2. The Secret History by Donna Tartt
The blueprint for writing morally compromised characters you cannot stop caring about. Tartt proved that beauty and horror can live in the same sentence. That you can tell the reader exactly what happened on the first page and still make them desperate to understand why. This book taught me that the most compelling mysteries are not about what happened but about what it cost.
3. Verity by Colleen Hoover
Love it or hate it, this book understands pacing. It understands the power of an unreliable narrator. And it understands that the most terrifying thing in a thriller is not the twist. It is the doubt. The space between what you think happened and what actually happened. Hoover made me rethink how I structure reveals. She taught me that sometimes the best twist is the one the reader saw coming but hoped was wrong.

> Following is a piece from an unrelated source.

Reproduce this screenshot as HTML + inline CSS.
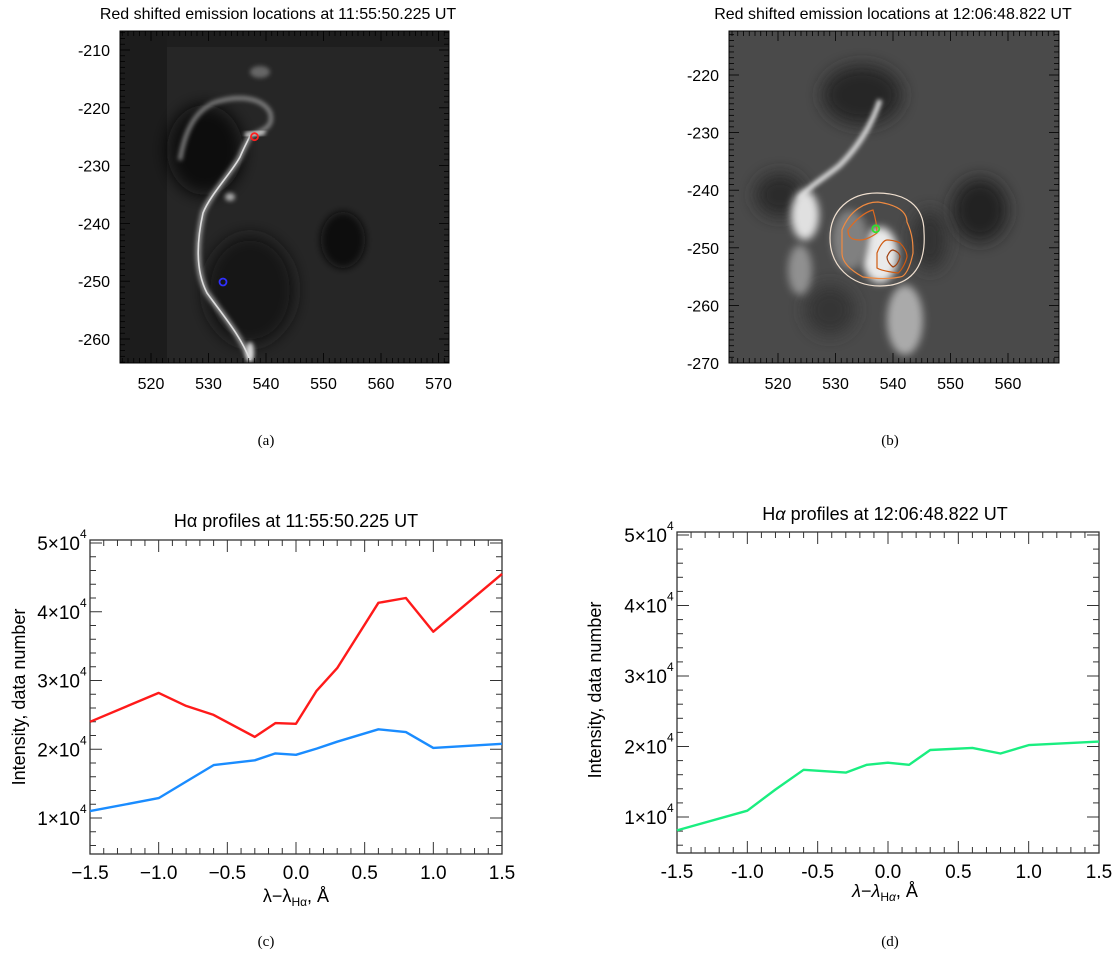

4. The Song of Achilles by Madeline Miller
Miller writes love like it is the most important thing in the universe and the most destructive. That balance is everything I aspire to in my own romance arcs. The way she builds intimacy through small moments, through years of proximity and devotion, through the quiet accumulation of a life shared. And then she destroys you with it. That is the contract of great romance writing: make them believe, then make them grieve.
5. Gone Girl by Gillian Flynn
The book that made me realize women could be the villain and the hero in the same story. Flynn writes female rage with surgical precision. She does not apologize for it. She does not soften it. She lets it be ugly and brilliant and terrifying. Gone Girl gave me permission to write women who are not likable but are absolutely unforgettable.
6. The Cruel Prince by Holly Black
Enemies to lovers done with teeth. Black understands that the best romantic tension comes from characters who genuinely want to destroy each other and genuinely cannot stay away. The push and pull in this book is masterful. It taught me that desire does not have to be pretty. It can be furious. It can be humiliating. It can be the thing you hate most about yourself. And it can still be the truest thing you feel.
7. Rebecca by Daphne du Maurier
The grandmother of gothic romance. Every brooding hero, every haunted house, every unnamed narrator standing in the shadow of someone else owes something to this book. Du Maurier understood that the most powerful ghost in a story does not have to be dead. Sometimes the ghost is a memory. Sometimes it is a comparison. Sometimes it is the version of yourself you are afraid you will never become.
8. The Poppy War by R.F. Kuang
This book broke me. It taught me that fantasy can be brutal and political and emotionally devastating. It raised the bar for what I expect from the genre. Kuang writes power as a curse, not a gift. She writes war as something that changes you at the molecular level. She writes a heroine who becomes something terrifying and makes you understand every step of the transformation. This book made me braver.
9. It Ends with Us by Colleen Hoover
Say what you will, but this book understands emotional complexity. It does not give you easy answers. It makes you sit in the discomfort. That is brave writing. The courage to write a love story that does not end the way the reader wants it to, that prioritizes truth over satisfaction, that trusts the reader to handle ambiguity. It reminded me that the bravest thing a writer can do is refuse to make it easy.
10. Circe by Madeline Miller
A story about a woman who was underestimated by everyone, including herself. Miller writes transformation with such patience and grace that by the end you feel like you have transformed too. Circe taught me that a character does not need to be powerful to be compelling. They need to be honest. They need to keep choosing themselves even when the world tells them they are not worth choosing. That is the kind of heroine I want to write for the rest of my life.
These books live in my bones. They show up in my writing whether I intend it or not. If you have read any of them, you will probably recognize their fingerprints in my work. And if you have not read them yet, consider this your invitation. Start anywhere. They will find you where you need to be found.